◆ Brief
Leave the pictures out. Return all other data exactly.

◆ Stored data
◆ ◆ ◆ ◆ ◆

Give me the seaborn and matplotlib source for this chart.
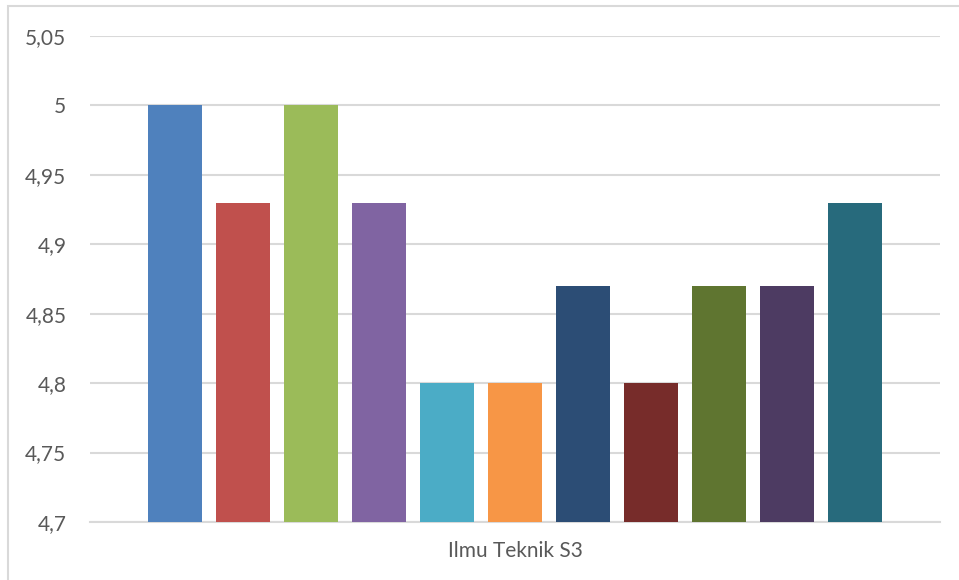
import pandas as pd
import matplotlib.pyplot as plt
import seaborn as sns
from matplotlib.patches import Rectangle
from matplotlib.ticker import FuncFormatter

# =====================================================
# DATA
# =====================================================

group = "Ilmu Teknik S3"

series = [
    "Seri 1", "Seri 2", "Seri 3", "Seri 4", "Seri 5", "Seri 6",
    "Seri 7", "Seri 8", "Seri 9", "Seri 10", "Seri 11",
]

values = [5.00, 4.93, 5.00, 4.93, 4.80, 4.80, 4.87, 4.80, 4.87, 4.87, 4.93]

colors = [
    "#4F81BD", "#C0504D", "#9BBB59", "#8064A2", "#4BACC6", "#F79646",
    "#2C4D75", "#772C2A", "#5F7530", "#4D3B62", "#276A7C",
]

y_ticks = [4.7, 4.75, 4.8, 4.85, 4.9, 4.95, 5.0, 5.05]

df = pd.DataFrame({
    "kelompok": [group] * len(series),
    "seri": series,
    "nilai": values,
})

# =====================================================
# PLOT
# =====================================================

sns.set_style("white")
plt.rcParams["font.family"] = ["Lato", "DejaVu Sans"]

fig = plt.figure(figsize=(9.59, 5.8), dpi=100)
ax = fig.add_axes([90 / 959, 58 / 580, 850 / 959, 486 / 580])

sns.barplot(
    data=df,
    x="kelompok",
    y="nilai",
    hue="seri",
    palette=colors,
    width=0.88,
    gap=0.2,
    saturation=1,
    linewidth=0,
    legend=False,
    ax=ax,
    zorder=3,
)

ax.set_xlim(-0.5, 0.5)
ax.set_ylim(4.7, 5.05)
ax.set_yticks(y_ticks)
ax.yaxis.set_major_formatter(
    FuncFormatter(lambda v, p: f"{v:.2f}".rstrip("0").rstrip(".").replace(".", ","))
)

ax.grid(axis="y", color="#D9D9D9", linewidth=1.5, zorder=0)
ax.set_axisbelow(True)

for s in ["top", "right", "left"]:
    ax.spines[s].set_visible(False)
ax.spines["bottom"].set_color("#D9D9D9")
ax.spines["bottom"].set_linewidth(1.5)

ax.tick_params(axis="y", length=0, pad=17, labelsize=15, labelcolor="#595959")
ax.tick_params(axis="x", length=0, pad=14, labelsize=15, labelcolor="#595959")
ax.set_xlabel("")
ax.set_ylabel("")

# chart frame
fig.patches.append(
    Rectangle(
        (8 / 959, -0.1), 1.0, 1.1 - 6 / 580,
        transform=fig.transFigure,
        fill=False,
        edgecolor="#D9D9D9",
        linewidth=1.5,
    )
)

fig.savefig("out.png", dpi=100)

◆ ◆ ◆ ◆ ◆

◆ Completed task
Give me the seaborn and matplotlib source for this chart.
import pandas as pd
import matplotlib.pyplot as plt
import seaborn as sns
from matplotlib.patches import Rectangle
from matplotlib.ticker import FuncFormatter

# =====================================================
# DATA
# =====================================================

group = "Ilmu Teknik S3"

series = [
    "Seri 1", "Seri 2", "Seri 3", "Seri 4", "Seri 5", "Seri 6",
    "Seri 7", "Seri 8", "Seri 9", "Seri 10", "Seri 11",
]

values = [5.00, 4.93, 5.00, 4.93, 4.80, 4.80, 4.87, 4.80, 4.87, 4.87, 4.93]

colors = [
    "#4F81BD", "#C0504D", "#9BBB59", "#8064A2", "#4BACC6", "#F79646",
    "#2C4D75", "#772C2A", "#5F7530", "#4D3B62", "#276A7C",
]

y_ticks = [4.7, 4.75, 4.8, 4.85, 4.9, 4.95, 5.0, 5.05]

df = pd.DataFrame({
    "kelompok": [group] * len(series),
    "seri": series,
    "nilai": values,
})

# =====================================================
# PLOT
# =====================================================

sns.set_style("white")
plt.rcParams["font.family"] = ["Lato", "DejaVu Sans"]

fig = plt.figure(figsize=(9.59, 5.8), dpi=100)
ax = fig.add_axes([90 / 959, 58 / 580, 850 / 959, 486 / 580])

sns.barplot(
    data=df,
    x="kelompok",
    y="nilai",
    hue="seri",
    palette=colors,
    width=0.88,
    gap=0.2,
    saturation=1,
    linewidth=0,
    legend=False,
    ax=ax,
    zorder=3,
)

ax.set_xlim(-0.5, 0.5)
ax.set_ylim(4.7, 5.05)
ax.set_yticks(y_ticks)
ax.yaxis.set_major_formatter(
    FuncFormatter(lambda v, p: f"{v:.2f}".rstrip("0").rstrip(".").replace(".", ","))
)

ax.grid(axis="y", color="#D9D9D9", linewidth=1.5, zorder=0)
ax.set_axisbelow(True)

for s in ["top", "right", "left"]:
    ax.spines[s].set_visible(False)
ax.spines["bottom"].set_color("#D9D9D9")
ax.spines["bottom"].set_linewidth(1.5)

ax.tick_params(axis="y", length=0, pad=17, labelsize=15, labelcolor="#595959")
ax.tick_params(axis="x", length=0, pad=14, labelsize=15, labelcolor="#595959")
ax.set_xlabel("")
ax.set_ylabel("")

# chart frame
fig.patches.append(
    Rectangle(
        (8 / 959, -0.1), 1.0, 1.1 - 6 / 580,
        transform=fig.transFigure,
        fill=False,
        edgecolor="#D9D9D9",
        linewidth=1.5,
    )
)

fig.savefig("out.png", dpi=100)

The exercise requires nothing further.